# start of DATASET CONTENT

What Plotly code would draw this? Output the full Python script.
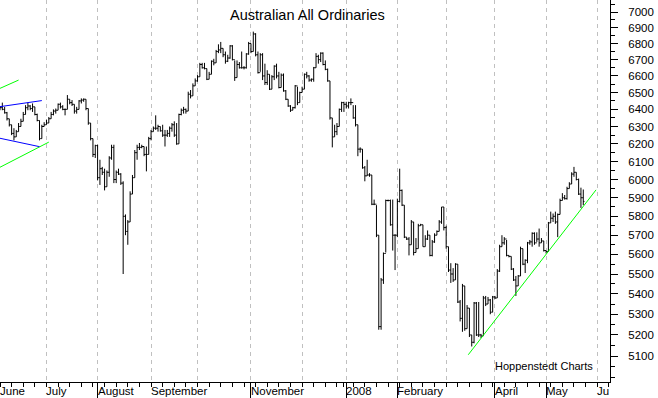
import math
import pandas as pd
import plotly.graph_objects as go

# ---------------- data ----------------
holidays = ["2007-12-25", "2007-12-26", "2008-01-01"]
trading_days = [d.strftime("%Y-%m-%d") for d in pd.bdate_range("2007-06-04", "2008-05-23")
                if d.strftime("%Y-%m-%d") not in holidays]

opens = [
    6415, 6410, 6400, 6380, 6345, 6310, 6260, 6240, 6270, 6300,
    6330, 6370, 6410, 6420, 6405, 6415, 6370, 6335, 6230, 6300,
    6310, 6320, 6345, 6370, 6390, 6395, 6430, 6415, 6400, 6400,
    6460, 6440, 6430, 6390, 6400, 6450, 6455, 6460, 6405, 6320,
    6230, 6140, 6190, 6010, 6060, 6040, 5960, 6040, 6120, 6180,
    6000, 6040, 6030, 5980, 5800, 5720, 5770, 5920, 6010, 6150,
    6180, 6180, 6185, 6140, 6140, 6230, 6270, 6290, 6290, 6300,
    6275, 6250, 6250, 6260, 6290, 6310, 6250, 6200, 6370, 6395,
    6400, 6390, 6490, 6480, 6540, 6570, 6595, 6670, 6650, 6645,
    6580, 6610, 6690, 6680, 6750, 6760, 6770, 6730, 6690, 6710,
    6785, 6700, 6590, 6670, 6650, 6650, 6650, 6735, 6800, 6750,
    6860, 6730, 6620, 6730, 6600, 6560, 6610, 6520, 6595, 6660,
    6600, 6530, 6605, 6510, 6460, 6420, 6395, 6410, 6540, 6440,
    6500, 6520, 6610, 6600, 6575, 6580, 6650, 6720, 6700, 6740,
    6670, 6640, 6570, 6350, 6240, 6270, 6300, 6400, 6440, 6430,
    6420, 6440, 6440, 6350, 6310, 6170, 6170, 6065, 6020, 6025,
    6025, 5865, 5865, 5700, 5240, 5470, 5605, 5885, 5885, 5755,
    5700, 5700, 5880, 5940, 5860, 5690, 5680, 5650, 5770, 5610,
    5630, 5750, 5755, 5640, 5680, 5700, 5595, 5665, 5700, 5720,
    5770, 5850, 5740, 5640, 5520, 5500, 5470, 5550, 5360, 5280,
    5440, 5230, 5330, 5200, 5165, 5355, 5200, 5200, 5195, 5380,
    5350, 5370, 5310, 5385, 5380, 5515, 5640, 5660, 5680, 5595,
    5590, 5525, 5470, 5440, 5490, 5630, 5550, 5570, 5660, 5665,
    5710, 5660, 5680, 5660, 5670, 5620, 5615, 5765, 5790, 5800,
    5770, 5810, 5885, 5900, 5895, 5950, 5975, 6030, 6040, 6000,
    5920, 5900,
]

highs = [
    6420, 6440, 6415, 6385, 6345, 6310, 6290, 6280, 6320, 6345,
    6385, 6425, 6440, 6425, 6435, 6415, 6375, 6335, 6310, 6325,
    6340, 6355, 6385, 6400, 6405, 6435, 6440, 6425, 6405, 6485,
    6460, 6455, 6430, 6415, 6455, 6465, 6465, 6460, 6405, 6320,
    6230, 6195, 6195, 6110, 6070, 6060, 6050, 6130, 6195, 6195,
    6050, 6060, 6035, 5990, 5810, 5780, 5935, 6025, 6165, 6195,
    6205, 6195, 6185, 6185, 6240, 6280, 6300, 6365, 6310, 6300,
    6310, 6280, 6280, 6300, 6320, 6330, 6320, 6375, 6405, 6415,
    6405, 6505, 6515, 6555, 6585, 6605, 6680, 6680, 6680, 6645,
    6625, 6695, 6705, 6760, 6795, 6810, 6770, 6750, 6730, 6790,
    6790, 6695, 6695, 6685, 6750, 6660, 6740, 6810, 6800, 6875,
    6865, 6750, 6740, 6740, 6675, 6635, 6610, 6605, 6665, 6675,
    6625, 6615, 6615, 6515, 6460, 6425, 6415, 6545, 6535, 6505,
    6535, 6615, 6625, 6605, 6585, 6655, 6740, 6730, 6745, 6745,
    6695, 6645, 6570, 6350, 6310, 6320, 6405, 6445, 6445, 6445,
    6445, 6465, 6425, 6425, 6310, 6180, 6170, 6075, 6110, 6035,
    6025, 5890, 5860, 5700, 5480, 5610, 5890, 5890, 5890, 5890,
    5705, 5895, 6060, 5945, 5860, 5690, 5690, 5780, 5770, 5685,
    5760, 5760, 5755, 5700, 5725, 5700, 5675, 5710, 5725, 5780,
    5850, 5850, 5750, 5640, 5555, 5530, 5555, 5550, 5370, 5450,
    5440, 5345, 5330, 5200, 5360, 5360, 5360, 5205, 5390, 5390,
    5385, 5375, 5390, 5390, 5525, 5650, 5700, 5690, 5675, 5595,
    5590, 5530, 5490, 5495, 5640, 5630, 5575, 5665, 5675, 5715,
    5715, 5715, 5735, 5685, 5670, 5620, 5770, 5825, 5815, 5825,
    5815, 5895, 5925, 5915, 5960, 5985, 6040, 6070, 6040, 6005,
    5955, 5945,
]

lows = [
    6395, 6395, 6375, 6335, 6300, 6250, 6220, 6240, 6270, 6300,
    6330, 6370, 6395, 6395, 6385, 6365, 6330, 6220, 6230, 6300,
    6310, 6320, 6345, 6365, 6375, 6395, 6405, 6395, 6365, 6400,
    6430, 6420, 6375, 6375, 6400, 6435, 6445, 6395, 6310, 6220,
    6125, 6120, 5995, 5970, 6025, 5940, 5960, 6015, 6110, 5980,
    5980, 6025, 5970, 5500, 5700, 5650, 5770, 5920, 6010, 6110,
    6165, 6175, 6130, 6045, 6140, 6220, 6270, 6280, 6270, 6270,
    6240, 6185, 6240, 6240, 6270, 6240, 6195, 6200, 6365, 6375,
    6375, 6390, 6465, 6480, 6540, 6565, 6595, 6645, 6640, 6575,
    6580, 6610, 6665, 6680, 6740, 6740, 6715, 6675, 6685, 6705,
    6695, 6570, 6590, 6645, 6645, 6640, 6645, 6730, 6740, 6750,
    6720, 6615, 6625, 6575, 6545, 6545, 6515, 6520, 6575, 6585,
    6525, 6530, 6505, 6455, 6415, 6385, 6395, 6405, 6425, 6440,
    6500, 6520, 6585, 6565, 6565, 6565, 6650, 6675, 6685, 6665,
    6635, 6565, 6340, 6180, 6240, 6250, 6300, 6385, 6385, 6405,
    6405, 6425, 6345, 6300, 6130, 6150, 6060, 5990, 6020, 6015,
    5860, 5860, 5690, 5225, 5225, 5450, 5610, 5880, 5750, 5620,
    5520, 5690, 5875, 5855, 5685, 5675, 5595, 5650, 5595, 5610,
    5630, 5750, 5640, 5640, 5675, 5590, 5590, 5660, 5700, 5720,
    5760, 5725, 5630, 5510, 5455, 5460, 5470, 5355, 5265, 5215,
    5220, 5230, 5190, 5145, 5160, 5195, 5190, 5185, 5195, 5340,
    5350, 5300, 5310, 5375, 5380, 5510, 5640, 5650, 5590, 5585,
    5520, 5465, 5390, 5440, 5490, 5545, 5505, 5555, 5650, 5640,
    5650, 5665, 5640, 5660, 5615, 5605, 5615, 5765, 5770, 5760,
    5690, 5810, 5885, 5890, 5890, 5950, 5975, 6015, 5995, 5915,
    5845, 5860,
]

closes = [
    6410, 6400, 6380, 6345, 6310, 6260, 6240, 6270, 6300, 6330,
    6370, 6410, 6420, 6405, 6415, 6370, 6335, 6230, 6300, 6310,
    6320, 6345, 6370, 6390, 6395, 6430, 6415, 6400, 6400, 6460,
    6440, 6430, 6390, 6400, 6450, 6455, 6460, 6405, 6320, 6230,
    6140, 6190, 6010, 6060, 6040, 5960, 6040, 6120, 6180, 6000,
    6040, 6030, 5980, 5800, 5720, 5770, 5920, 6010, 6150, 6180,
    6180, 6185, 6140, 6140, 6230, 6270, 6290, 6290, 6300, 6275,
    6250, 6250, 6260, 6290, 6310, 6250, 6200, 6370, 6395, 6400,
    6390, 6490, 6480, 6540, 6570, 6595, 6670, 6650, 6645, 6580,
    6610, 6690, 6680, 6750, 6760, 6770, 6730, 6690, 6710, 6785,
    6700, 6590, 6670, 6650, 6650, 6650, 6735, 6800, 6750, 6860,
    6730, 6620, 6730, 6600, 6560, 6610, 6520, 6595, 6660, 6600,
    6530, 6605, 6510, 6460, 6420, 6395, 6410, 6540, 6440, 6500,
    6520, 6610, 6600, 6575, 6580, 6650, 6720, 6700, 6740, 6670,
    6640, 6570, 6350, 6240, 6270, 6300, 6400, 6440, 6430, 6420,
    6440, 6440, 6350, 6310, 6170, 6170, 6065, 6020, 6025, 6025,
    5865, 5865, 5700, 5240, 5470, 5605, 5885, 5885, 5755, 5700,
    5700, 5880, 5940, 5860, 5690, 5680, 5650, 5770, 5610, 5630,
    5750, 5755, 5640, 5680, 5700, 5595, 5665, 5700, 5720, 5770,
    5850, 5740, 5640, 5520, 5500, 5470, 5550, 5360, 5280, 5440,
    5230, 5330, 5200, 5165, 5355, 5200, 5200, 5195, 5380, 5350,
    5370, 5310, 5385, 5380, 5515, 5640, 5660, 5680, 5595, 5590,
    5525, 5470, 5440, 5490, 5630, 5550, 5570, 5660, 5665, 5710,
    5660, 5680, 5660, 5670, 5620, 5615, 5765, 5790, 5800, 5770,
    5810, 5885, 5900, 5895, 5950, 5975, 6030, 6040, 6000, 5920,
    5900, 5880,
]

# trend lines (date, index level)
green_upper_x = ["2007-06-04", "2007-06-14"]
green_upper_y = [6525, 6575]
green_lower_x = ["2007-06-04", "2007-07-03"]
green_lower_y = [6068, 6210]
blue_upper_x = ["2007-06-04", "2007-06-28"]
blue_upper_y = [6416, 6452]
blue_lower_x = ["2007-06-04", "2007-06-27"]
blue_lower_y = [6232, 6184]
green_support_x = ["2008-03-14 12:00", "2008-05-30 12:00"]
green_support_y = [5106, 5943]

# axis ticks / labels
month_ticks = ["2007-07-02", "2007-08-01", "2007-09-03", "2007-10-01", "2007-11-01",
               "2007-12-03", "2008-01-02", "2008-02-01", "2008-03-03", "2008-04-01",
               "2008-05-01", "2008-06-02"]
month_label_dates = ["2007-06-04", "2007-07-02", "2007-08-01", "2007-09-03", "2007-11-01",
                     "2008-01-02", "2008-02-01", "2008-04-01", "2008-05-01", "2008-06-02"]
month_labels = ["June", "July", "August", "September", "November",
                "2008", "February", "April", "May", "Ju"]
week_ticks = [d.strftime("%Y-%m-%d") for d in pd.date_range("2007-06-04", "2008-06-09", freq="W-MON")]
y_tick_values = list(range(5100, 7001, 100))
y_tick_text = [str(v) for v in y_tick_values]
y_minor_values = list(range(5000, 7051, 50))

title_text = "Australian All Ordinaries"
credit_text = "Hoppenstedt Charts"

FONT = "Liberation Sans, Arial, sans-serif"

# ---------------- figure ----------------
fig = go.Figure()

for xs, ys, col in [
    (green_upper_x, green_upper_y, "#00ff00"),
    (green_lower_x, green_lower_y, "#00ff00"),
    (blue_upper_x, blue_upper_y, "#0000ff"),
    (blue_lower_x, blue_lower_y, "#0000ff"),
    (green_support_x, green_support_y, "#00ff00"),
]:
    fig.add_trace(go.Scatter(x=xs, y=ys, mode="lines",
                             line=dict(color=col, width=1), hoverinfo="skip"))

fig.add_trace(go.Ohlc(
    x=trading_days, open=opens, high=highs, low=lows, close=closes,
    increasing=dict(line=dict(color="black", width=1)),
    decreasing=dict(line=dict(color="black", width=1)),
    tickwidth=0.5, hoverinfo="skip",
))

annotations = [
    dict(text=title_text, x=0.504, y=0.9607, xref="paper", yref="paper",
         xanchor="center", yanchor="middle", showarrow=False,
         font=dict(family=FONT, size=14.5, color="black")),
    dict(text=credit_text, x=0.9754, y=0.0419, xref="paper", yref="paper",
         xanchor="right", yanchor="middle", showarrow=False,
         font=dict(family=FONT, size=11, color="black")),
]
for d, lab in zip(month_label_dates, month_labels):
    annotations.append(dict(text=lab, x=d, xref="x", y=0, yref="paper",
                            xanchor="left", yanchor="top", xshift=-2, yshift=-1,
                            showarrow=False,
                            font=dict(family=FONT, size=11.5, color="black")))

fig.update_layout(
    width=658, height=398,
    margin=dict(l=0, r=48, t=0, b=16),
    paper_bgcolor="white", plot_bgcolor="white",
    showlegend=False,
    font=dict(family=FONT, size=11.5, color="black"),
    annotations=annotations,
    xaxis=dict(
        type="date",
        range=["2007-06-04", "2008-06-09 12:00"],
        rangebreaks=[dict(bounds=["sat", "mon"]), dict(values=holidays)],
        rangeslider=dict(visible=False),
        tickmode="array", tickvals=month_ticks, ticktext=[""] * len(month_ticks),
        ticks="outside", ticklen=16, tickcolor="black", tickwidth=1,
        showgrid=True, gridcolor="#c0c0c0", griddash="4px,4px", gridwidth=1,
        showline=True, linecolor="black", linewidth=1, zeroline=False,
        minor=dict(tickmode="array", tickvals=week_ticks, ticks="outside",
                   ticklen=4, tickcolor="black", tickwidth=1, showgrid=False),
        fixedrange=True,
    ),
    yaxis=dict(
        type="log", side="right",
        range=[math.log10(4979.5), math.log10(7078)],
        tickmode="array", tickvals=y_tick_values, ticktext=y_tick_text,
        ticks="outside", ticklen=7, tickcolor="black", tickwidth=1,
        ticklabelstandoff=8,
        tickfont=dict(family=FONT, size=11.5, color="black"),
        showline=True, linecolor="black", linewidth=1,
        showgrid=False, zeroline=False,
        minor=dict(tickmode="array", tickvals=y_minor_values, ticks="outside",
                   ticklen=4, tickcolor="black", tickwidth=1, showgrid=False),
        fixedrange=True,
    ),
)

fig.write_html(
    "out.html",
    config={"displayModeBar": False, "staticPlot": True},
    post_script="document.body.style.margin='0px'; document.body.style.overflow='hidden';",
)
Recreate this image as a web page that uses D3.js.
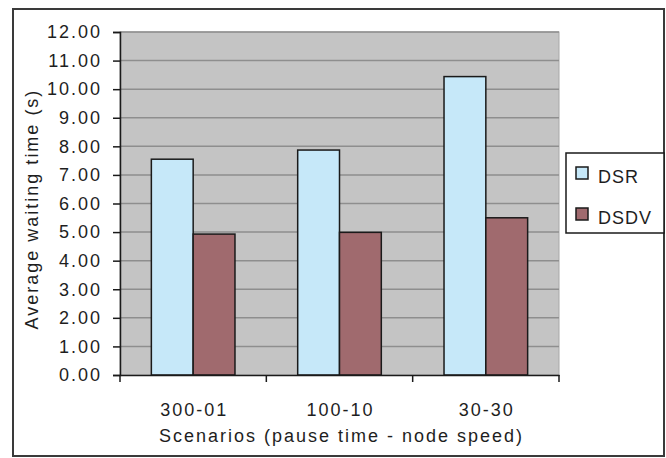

# end of DATASET CONTENT

■ PROBLEM DETAILS ■
Make an exact copy of the lines from the top of the material through the line with "not in holidays]", pictures excluded.

■ THE REPLY ■
What Plotly code would draw this? Output the full Python script.
import math
import pandas as pd
import plotly.graph_objects as go

# ---------------- data ----------------
holidays = ["2007-12-25", "2007-12-26", "2008-01-01"]
trading_days = [d.strftime("%Y-%m-%d") for d in pd.bdate_range("2007-06-04", "2008-05-23")
                if d.strftime("%Y-%m-%d") not in holidays]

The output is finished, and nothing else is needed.